Naquele tempo não havia ASAE - sem embargo da importância que aquele órgão de polícia tem no controlo das actividades alimentares industrializadas - naquele tempo, dizia, havia muita economia caseira que para além do não impacto nas importações, animava seculares tradições; aproximava famílias, amigos, pessoas com créditos de favor – as tornas! -, colegas e vizinhos.
A matança do porco era uma dessas actividades económicas caseiras, com condimento maior numa jornada de confraternização, impar. O ciclo começava com a engorda; couves do quintal, aproveitamento da pele de batata, sêmeas da peneira, saramagos, sobras de comida, etc. Que carne gostosa! Qual mealheiro familiar a abrir nos meses frios.
Começava a cheirar a festa com a apanha da carqueja para chamusca do animal; até o mato silvestre era elemento de matéria-prima. O picador (o matador) chegava ao romper da aurora e dejejuava-se com um mata-bicho; figos, passas, aguardente, vinho branco, broa de milho, lascas de presunto; iguarias caseiras que nunca mataram ninguém. Qual frigorifico! Salgadeira, fumeiro e panelas de manteiga – para a recolha do torresmo - eram as técnicas de conserva.

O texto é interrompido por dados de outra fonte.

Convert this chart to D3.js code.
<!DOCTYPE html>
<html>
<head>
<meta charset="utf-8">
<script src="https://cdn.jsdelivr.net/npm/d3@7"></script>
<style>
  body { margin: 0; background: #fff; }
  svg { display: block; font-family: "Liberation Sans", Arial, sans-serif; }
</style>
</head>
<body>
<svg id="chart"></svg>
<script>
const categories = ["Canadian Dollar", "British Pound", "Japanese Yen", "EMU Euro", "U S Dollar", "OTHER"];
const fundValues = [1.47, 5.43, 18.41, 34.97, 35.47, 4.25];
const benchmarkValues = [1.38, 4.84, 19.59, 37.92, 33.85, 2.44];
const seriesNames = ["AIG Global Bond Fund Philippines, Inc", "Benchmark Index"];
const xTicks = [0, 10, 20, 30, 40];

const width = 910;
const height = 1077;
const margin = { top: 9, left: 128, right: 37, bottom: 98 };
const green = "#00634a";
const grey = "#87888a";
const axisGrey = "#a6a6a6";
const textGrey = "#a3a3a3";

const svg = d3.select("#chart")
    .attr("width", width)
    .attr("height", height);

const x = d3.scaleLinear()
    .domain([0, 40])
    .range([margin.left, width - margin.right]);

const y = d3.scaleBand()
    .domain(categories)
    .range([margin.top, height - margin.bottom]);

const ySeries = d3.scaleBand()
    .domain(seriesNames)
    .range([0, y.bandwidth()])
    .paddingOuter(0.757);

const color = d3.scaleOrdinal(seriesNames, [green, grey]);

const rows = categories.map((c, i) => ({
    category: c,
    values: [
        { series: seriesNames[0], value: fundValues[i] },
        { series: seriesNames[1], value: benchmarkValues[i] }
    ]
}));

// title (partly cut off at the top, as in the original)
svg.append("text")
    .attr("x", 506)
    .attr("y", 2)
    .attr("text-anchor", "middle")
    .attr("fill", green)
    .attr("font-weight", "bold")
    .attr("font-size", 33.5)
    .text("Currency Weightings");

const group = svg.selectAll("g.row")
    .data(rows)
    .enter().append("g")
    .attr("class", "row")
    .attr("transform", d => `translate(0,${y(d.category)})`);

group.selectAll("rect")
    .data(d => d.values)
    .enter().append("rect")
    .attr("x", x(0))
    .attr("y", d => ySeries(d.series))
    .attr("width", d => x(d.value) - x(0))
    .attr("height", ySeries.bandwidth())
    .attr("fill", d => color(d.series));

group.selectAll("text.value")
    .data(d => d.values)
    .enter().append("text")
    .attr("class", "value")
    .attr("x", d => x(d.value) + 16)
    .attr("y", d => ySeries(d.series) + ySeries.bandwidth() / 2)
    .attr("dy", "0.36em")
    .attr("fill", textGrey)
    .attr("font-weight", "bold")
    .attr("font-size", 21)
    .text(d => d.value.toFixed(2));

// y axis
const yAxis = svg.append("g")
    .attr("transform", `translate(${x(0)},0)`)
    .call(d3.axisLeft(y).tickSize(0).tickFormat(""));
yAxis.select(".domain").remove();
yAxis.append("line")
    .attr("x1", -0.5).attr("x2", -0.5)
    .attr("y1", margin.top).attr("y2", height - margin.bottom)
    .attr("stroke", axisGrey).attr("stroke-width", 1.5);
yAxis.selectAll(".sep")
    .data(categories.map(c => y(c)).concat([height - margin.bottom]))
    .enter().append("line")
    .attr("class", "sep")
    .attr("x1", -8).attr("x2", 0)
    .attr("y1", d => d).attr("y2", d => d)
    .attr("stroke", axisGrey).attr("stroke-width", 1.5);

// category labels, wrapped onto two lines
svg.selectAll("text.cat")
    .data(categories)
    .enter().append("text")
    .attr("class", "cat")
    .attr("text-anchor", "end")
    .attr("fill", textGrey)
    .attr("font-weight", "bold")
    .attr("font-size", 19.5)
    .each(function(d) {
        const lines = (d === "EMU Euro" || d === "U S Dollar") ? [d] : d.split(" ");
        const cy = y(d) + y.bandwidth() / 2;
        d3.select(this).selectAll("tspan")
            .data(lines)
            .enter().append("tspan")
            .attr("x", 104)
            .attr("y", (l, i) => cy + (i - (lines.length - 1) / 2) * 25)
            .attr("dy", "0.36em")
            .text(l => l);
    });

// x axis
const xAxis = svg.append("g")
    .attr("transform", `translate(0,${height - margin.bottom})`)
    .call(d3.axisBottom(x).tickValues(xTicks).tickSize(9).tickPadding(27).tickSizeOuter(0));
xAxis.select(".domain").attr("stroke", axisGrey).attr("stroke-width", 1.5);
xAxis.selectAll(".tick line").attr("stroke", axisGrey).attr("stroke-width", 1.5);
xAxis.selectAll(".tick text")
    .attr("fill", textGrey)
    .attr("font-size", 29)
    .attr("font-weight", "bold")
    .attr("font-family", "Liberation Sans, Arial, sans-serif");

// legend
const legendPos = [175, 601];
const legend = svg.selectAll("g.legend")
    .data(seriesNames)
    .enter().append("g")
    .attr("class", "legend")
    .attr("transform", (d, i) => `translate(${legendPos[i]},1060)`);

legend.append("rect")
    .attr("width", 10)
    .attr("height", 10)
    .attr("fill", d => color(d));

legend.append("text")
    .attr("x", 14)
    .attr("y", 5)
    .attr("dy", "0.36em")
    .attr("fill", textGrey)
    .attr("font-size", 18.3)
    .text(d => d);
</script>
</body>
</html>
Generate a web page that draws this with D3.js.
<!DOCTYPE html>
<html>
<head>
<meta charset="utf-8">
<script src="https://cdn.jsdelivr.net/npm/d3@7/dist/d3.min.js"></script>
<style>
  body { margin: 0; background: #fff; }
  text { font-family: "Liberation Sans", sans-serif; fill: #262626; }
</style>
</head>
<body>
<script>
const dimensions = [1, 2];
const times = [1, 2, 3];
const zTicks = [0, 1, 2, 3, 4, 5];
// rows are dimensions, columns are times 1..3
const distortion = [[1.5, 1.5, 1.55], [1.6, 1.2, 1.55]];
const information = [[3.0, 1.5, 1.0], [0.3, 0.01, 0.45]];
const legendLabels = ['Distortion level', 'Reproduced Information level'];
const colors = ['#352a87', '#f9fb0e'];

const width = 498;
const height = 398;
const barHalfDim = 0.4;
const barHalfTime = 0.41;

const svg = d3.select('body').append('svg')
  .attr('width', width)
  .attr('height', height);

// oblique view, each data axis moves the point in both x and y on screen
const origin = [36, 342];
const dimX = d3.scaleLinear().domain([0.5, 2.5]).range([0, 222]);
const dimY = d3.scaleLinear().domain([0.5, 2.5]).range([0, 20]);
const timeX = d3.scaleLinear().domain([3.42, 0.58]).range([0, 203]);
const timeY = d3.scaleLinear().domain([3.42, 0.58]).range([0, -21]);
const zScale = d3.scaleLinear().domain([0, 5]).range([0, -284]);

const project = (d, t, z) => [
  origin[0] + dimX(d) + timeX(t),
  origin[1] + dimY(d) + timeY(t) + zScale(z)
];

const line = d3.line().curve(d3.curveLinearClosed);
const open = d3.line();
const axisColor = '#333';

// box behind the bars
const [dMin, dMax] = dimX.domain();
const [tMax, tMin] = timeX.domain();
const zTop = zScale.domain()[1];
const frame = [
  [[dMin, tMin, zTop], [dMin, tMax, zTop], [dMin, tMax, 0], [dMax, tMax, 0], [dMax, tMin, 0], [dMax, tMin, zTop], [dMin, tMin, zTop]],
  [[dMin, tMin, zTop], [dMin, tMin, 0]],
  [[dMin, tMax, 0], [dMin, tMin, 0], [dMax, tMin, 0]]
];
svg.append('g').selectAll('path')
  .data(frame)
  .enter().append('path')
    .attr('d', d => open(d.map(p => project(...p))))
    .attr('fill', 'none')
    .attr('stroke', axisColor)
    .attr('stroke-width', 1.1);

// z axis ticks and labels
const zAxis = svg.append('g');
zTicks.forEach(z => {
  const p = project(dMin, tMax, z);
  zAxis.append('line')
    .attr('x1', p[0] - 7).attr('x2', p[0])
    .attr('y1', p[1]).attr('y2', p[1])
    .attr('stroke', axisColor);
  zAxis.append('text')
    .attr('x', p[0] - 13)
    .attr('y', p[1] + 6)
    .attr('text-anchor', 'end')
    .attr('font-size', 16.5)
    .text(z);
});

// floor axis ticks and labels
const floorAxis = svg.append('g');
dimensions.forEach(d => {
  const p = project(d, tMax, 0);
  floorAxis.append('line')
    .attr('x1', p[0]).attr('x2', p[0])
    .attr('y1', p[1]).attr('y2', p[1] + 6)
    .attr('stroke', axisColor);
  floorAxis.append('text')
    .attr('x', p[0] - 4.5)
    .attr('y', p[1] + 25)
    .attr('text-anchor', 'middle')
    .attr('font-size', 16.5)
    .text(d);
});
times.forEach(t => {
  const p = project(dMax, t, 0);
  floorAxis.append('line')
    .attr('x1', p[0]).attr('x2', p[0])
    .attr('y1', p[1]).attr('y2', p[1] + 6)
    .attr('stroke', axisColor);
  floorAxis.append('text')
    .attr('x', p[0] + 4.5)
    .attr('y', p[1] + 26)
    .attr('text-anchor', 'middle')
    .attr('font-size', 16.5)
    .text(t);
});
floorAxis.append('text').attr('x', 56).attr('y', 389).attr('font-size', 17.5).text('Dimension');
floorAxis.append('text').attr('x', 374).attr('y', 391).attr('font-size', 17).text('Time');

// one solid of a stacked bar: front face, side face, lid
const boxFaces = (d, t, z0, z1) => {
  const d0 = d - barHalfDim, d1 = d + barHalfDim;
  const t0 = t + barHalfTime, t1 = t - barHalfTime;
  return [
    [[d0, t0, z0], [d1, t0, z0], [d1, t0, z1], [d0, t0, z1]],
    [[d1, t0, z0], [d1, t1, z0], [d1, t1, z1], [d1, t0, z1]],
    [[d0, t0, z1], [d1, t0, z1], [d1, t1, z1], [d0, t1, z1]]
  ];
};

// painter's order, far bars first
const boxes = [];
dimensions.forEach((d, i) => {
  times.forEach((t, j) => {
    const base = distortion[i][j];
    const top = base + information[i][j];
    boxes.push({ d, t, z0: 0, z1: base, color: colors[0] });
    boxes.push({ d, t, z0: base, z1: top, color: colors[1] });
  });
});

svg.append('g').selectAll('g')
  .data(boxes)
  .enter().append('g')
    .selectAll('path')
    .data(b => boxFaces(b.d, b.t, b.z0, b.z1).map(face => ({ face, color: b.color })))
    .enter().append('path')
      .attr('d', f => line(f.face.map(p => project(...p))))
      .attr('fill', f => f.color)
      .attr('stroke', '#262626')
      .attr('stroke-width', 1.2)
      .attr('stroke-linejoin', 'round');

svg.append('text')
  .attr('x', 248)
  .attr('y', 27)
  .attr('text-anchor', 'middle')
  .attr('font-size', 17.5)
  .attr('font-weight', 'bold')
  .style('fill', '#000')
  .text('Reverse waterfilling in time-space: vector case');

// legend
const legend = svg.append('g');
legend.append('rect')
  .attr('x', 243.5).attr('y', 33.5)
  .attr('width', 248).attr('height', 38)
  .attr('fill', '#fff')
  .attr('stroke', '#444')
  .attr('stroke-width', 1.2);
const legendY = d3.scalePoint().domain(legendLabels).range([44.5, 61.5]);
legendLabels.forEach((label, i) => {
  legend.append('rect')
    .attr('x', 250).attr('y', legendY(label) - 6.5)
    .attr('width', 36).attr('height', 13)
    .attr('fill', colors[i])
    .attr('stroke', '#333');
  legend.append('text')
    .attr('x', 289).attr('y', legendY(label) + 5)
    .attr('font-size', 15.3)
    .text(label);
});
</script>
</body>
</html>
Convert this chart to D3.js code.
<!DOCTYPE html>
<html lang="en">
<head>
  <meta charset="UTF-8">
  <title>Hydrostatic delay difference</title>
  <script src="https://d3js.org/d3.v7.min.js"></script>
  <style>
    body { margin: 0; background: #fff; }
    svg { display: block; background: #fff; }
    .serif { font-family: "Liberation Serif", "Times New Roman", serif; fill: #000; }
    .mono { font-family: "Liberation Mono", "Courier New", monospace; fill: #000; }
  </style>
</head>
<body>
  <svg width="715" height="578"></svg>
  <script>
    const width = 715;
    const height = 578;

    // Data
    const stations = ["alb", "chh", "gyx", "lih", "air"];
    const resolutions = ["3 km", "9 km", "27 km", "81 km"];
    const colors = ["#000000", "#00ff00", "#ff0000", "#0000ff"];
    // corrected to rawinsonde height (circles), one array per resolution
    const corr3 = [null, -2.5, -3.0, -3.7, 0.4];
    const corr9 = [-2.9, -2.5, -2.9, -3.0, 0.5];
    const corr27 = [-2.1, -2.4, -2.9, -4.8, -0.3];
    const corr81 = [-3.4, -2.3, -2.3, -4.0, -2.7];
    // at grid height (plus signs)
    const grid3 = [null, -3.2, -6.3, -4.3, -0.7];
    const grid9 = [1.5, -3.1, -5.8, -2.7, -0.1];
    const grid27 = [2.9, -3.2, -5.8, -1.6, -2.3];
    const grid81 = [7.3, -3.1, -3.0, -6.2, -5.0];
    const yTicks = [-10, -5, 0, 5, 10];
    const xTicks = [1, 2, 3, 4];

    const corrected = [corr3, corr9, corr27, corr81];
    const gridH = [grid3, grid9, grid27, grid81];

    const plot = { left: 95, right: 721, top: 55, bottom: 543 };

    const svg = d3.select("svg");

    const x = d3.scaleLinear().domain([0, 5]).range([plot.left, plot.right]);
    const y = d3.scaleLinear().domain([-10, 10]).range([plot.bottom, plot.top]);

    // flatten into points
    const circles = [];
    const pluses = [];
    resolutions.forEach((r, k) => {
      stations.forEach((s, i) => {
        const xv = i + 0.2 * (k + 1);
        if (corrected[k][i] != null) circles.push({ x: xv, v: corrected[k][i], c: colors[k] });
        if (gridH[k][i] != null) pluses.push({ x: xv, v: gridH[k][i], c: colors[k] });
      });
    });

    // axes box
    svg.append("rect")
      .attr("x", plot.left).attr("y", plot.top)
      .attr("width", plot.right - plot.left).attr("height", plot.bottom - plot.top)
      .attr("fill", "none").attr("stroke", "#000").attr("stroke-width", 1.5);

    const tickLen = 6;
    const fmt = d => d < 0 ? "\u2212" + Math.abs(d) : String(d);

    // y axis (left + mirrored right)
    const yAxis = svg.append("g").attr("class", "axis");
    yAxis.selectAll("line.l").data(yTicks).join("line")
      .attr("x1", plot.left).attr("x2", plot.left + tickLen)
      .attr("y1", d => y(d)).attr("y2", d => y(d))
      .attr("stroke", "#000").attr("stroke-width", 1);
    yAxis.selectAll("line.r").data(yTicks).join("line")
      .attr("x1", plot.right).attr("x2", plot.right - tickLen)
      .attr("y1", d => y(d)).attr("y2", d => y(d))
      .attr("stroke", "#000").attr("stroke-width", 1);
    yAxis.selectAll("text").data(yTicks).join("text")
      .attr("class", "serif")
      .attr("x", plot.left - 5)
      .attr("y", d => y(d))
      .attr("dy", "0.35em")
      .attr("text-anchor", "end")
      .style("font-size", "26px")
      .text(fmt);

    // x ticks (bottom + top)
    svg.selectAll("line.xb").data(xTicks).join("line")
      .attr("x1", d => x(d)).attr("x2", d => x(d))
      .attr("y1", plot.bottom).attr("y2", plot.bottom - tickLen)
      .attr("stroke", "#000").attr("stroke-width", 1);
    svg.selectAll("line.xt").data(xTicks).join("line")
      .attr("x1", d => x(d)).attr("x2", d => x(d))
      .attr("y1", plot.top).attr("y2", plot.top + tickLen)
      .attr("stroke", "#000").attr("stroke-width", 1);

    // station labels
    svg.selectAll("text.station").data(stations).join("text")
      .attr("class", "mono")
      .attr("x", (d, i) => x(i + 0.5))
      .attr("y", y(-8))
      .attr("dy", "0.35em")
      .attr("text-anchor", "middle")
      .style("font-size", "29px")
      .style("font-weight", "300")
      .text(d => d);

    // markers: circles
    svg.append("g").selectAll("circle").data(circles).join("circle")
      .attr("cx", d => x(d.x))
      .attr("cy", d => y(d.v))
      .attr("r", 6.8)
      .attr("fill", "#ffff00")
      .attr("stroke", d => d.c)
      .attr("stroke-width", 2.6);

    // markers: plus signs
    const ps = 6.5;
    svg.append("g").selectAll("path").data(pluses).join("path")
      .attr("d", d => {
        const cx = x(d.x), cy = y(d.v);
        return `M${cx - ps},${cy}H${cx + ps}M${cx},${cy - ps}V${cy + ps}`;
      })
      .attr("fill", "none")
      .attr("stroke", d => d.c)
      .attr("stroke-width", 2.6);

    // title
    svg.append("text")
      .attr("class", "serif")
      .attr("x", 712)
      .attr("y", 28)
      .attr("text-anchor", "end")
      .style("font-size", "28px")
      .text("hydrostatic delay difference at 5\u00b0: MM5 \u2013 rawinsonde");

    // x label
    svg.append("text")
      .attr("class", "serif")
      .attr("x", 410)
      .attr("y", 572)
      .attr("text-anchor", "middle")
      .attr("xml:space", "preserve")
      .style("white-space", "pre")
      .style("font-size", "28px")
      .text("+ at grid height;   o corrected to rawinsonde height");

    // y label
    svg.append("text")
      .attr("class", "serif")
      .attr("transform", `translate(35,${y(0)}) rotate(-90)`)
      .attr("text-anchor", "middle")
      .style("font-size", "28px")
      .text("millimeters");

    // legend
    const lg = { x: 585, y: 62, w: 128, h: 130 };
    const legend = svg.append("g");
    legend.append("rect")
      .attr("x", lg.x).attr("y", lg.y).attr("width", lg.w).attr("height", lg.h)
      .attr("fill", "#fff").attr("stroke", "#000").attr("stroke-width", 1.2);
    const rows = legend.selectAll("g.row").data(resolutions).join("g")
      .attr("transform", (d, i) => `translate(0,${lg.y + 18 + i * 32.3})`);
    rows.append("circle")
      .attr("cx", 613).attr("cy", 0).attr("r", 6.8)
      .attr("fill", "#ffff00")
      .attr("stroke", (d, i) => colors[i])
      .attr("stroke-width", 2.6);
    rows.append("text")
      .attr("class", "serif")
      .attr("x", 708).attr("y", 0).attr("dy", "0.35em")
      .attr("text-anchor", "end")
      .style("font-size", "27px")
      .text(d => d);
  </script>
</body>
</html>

A garotada estava sempre prontos a participar nas tarefas do amanho do mama-e-ronca. Na tarefa, havia sempre alguém a dizer “o rapaz, põe aqui água morna nesta orelha, não vês?” Invariavelmente saia "selapismo" na dita, saltando daí erupção para a cara do servente, a ficar sem fôlego. Rebentava em redor forte gargalhada.
Enquanto isso, à lareira da casa de fora, as mulheres faziam fogueira à panela das águas quentes. Ao mesmo tempo preparavam o almoço, quase sempre couve penca, batatas, bacalhau de posta grossa, azeite já a ficar em pasta; pelos rigores da invernia. E tinto retinto. Da loja (do comércio) só vinha o fiel amigo, tudo o mais era produção familiar.
Para que a tradição não se perdesse, no parecer do meu avô materno – sempre dizia “quando isto acabar, há muita gente a arreganhar a taxa com fome” - e, de algum modo também o meu tio paterno Zé Paula, sempre fizeram questão que aprendesse a arte. Nada de difícil. Aprendia-se praticando. Aprendia-se desmanchando.
Ainda recordo a primeira vez que piquei. O suíno quase nem ganiu, estocada certeira. Pela prática, pela tradição aprendi mesmo como lidar com porcos. Porém, hoje a tradição já não é que foi. Morreu.
Hoje falta e sente-se a falta do mealheiro. Porém, porcos continuam a existir, daí que se, se tiver de voltar às lides, ainda não as esqueci. O que se aprende nunca se esquece, e por isso continuo a saber como lidar com porcos, mesmo que feios e mauzinhos.